Se te conheces a ti próprio e ao teu inimigo, em cem combates a travar, cem vezes sairás vitorioso. Se ignorares o teu inimigo apesar de te conheceres a ti próprio, as chances de ganhar ou perder serão idênticas. Se ignorares ao mesmo tempo o teu inimigo e a ti, só contarás os teus combates por derrotas. Sun Tzu
O PARDAL
Aquele “pardalito” que vemos todos os dias é acima de tudo um ser elegante que labuta na procura de migalhas para si ou para os seus filhotes. Trabalhador honrado, alma divina, parece sempre adaptado às intempéries e à fauna envolvente do meio hostil que o rodeia.
Nervoso, cabecinha para lá e para cá, sempre aos saltinhos, esvoaçando para aqui e para ali mostrando ao mundo que, mesmo pequeno como Deus o fez, enfrenta-o com coragem, vivendo o dia a dia, agradecido à natureza, temente ao criador, satisfeito por existir. Símbolo de inocência é, de facto e para quase todos, um ser admirável. Voa para onde quer e lhe apetece julgando o simbolismo do seu voo um desígnio que afasta os males e o torna invulnerável.
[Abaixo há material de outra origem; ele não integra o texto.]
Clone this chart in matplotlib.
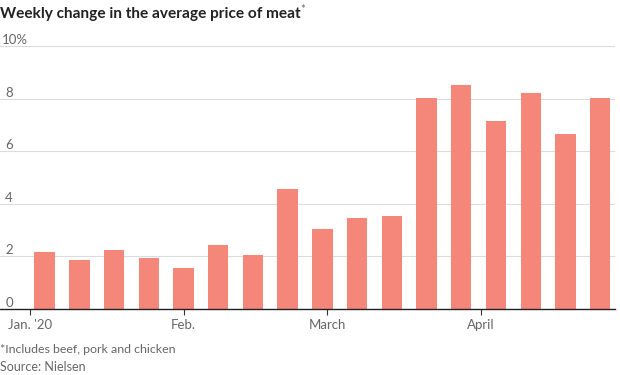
import pandas as pd
import matplotlib.pyplot as plt

# week ending dates (Nielsen weeks end on Saturday)
weeks = ["2020-01-04", "2020-01-11", "2020-01-18", "2020-01-25", "2020-02-01",
         "2020-02-08", "2020-02-15", "2020-02-22", "2020-02-29", "2020-03-07",
         "2020-03-14", "2020-03-21", "2020-03-28", "2020-04-04", "2020-04-11",
         "2020-04-18", "2020-04-25"]
pct_change = [2.17, 1.86, 2.24, 1.94, 1.56, 2.43, 2.05, 4.56, 3.04, 3.46,
              3.54, 8.02, 8.52, 7.15, 8.21, 6.65, 8.02]
y_ticks = [0, 2, 4, 6, 8, 10]
y_labels = ["0", "2", "4", "6", "8", "10%"]
month_ticks = ["2020-01-01", "2020-02-01", "2020-03-01", "2020-04-01"]
month_labels = ["Jan. '20", "Feb.", "March", "April"]

BAR = "#f4877a"
GREY = "#666666"
plt.rcParams["font.family"] = ["Lato", "DejaVu Sans"]

W, H = 620, 375
fig = plt.figure(figsize=(W / 100, H / 100), dpi=100)
ax = fig.add_axes([0, (H - 309) / H, 615 / W, (309 - 46) / H])

dates = pd.to_datetime(weeks)
ax.bar(dates, pct_change, width=4.1, color=BAR, zorder=2)

ax.set_ylim(0, 10)
ax.set_xlim(pd.Timestamp("2019-12-26"), pd.Timestamp("2020-04-28"))

# gridlines + labels sitting above them, inside the plot
for v, lab in zip(y_ticks, y_labels):
    if v > 0:
        ax.axhline(v, color="#dcdcdc", lw=0.8, zorder=1)
    if lab.endswith("%"):
        ax.text(2 / 615, v, lab, transform=ax.get_yaxis_transform(),
                ha="left", va="bottom", fontsize=9.5, color=GREY)
    else:
        ax.text(13 / 615, v, lab, transform=ax.get_yaxis_transform(),
                ha="right", va="bottom", fontsize=9.5, color=GREY)
ax.set_yticks([])

ax.set_xticks(pd.to_datetime(month_ticks))
ax.set_xticklabels(month_labels, fontsize=9.5, color=GREY)
ax.tick_params(axis="x", length=4, width=0.8, color="#333333", pad=3)

for s in ["top", "right", "left"]:
    ax.spines[s].set_visible(False)
ax.spines["bottom"].set_color("#222222")
ax.spines["bottom"].set_linewidth(1.0)
ax.spines["bottom"].set_zorder(3)


def fit_text(t, width_px):
    # shrink/grow a text so it spans the width seen in the reference
    r = fig.canvas.get_renderer()
    w = t.get_window_extent(r).width
    t.set_fontsize(t.get_fontsize() * width_px / w)


title = fig.text(0.0, 1 - 18 / H, "Weekly change in the average price of meat",
                 fontsize=12, fontweight="bold", color="#222222", ha="left", va="baseline")
fit_text(title, 298)
fig.text(300 / W, 1 - 13 / H, "*", fontsize=8, color=GREY, ha="left", va="baseline")

note = fig.text(0.0, 1 - 353 / H, "*Includes beef, pork and chicken", fontsize=9.5,
                color=GREY, ha="left", va="baseline")
fit_text(note, 176)
src = fig.text(0.0, 1 - 371 / H, "Source: Nielsen", fontsize=9.5,
               color=GREY, ha="left", va="baseline")
fit_text(src, 86)

fig.savefig("out.png", dpi=100)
A realidade é infelizmente outra muito embora tenhamos gente que inocente ou simplesmente por teimosia, pense o contrário.
Voava o pardal num céu azul com nuvens de algodão. E voou tanto, tanto que nas suas voltas não contou as horas, não mediu as distâncias muito menos o cansaço. Coisas de pardais, coisas de quem satisfeito com a vida a celebra e vibra num misto de prazer e irresponsabilidade.
De repente o céu torna-se plúmbeo e frio e águas geladas bloqueiam-lhe os movimentos, gelam-lhe a carne e as pequeninas asas. Cai desamparado num charco de água e lama e para ali ficou esperando o seu triste fim. Se ao menos se pudesse mexer, aquecer o corpo. Mas não!
Resignado com a sorte, vê aproximar-se uma majestosa vaca, de passo lento e mão fechada no seu andar pesado. Fechando os olhos esperando o impacto reza a Deus que lhe dê morte rápida, que não lhe doa, mas alivie o sofrimento. Mas a vaca não o pisa. Em vez disso lança sobre ele uma enorme e densa bosta que, não o matando, quase o esmaga, o sufoca e o impede de ver. “Oh, triste sina a minha.” Pensava para si próprio aquele pardal gelado. O cheiro nauseabundo era ou parecia-lhe ser, castigo demasiado para aquele pequeno mortal nas últimas.
Mas eis senão quando o calor da bosta quente lhe invade o corpo tirando-o do torpor gelado em que se encontrava. As forças voltaram e quase de imediato começou a sentir as asas molhadas mas livres. “Estou safo”, pensou o pardal. “Vou-me mas é embora antes que para aqui morra com este cheiro…”.
Começou a sacudir-se e a cantarolar de alegria, procurando descuidada e apressadamente evadir-se daquela enorme bosta que providencialmente lhe tinha caído em cima e lhe tinha salvo a vida. Pensava o pardal franzino, ser elegante, temente a Deus, pai de filhos e novamente pronto a enfrentar as agruras da vida.
Não viu uma esfomeada raposa que passava perto, que parou curiosa por ver uma bosta cantante, se aproximou como só as raposas o sabem fazer e num golpe rápido o apresou nas suas afiadas garras.
Moral desta pequena e triste história.
Sem saber como nem porquê, a merda cai-nos em cima, mas nem sempre quem nos faz em cima nos quer mal. Mesmo nela, não estamos tão mal como parece. Porém é mais fácil cair nela do que dela sair.
Bostas de vaca pelas ruas veem-se cada vez menos em países civilizados, mas são restos do sagrado noutros cantos do mundo havendo sempre uma raposa à espreita quando julgamos celebrar com alegria o parecer do regresso à vida ou à normalidade que alguns tanto gostam de celebrar. Julgar que se é inteligente e que para se sobreviver na procura de alternativas se pode andar ao mesmo tempo resguardado e de mão dada com a raposa, também não é aconselhável.
Assim, o destino para os incautos é indubitavelmente como o deste pequeno, elegante e inocente pardal. Um petisco para as raposas deste mundo.
Guerra Junqueiro no seu extraordinário poema “O MELRO“ e na voz do padre-cura, até sugere, “guisados com arroz são excelentes”.